During crises, low-beta assets like government bonds and gold give comfort. Investors may pay to hold them—yes, negative expected return. But hey, peace of mind costs money.


Reality Check: CAPM Assumes a Perfect World… and We Live in a Sitcom 🌍😂

CAPM is elegant. Like a catwalk model wearing glass shoes. But try walking it in the real world?

Here’s where it wobbles:

  1. People have jobs.
    Your biggest asset might be your paycheck—not your portfolio. If your job tanks during recessions, that’s more exposure to bad times. CAPM doesn’t care.
  2. People hate losses more than they love gains.
    CAPM assumes you’re Spock. Real investors are more like toddlers—drop a cookie and it’s a meltdown. This loss aversion breaks mean-variance utility.
  3. Life doesn’t end in one period.
    CAPM is a one-period fairy tale. But investors live in Netflix timelines—long, multi-season arcs full of plot twists.
  4. We don’t all think alike.
    If all investors had the same expectations, the markets would be as exciting as an accounting textbook.
  5. Frictionless markets? LMAO.
    Try trading illiquid stocks without moving the price. Go on, we’ll wait.
  6. Everyone’s a price taker?
    Not when billion-dollar funds sneeze and move entire sectors. Big players set prices like restaurant owners adjusting menus mid-lunch.
  7. Information is free?
    Sure, if you’ve got $30,000/year for Bloomberg.

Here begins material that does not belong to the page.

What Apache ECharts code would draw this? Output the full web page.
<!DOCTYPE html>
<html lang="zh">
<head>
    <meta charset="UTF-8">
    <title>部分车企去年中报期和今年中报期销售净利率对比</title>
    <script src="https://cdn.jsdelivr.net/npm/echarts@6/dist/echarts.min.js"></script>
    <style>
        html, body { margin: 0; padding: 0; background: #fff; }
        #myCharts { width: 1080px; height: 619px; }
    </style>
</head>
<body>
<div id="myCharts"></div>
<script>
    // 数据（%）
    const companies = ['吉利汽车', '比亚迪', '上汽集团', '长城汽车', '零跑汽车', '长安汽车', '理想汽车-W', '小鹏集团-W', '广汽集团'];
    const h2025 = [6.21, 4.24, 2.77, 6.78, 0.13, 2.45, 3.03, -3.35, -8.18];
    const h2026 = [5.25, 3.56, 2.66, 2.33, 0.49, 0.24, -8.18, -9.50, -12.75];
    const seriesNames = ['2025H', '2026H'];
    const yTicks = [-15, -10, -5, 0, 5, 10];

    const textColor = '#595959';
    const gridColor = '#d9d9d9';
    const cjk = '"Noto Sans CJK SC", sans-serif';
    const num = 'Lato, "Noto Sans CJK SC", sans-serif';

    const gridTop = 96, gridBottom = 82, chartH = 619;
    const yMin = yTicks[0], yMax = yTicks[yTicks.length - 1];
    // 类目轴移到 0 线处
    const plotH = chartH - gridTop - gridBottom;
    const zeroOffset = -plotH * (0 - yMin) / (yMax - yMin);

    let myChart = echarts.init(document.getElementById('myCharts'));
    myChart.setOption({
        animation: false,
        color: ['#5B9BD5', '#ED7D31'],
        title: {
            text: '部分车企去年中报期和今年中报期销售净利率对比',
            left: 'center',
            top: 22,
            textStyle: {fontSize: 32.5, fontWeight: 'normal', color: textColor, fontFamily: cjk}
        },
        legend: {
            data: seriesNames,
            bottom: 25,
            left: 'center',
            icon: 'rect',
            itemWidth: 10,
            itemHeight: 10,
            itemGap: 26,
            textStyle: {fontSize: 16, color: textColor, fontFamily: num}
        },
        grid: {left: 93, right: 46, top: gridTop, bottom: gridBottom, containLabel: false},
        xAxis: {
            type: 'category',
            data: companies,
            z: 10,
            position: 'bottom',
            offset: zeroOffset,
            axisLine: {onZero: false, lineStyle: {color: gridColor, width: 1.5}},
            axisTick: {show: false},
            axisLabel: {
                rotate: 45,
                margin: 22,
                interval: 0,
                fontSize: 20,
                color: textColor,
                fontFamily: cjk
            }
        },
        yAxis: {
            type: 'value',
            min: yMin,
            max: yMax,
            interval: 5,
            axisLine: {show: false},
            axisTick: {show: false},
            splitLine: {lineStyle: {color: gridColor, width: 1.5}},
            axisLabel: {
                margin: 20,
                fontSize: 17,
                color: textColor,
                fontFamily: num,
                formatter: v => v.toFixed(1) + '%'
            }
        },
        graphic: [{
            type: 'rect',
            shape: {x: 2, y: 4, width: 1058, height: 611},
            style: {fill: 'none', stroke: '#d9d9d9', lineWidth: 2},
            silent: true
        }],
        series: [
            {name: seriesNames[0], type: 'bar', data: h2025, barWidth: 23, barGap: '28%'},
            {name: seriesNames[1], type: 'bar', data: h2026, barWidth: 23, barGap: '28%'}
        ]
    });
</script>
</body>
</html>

Wrap-Up: From CAPM to Real Life 🚀📊

CAPM is a brilliant launchpad. But the real world needs more:

  • More factors $($ Fama-French adds size and value $)$
  • More flexibility
  • More respect for human irrationality

So think of CAPM as your financial kindergarten—good start, solid basics, but eventually you graduate into a messier, juicier, spicier world where factors rule, assumptions break, and good investing means understanding the actual ingredients of your portfolio.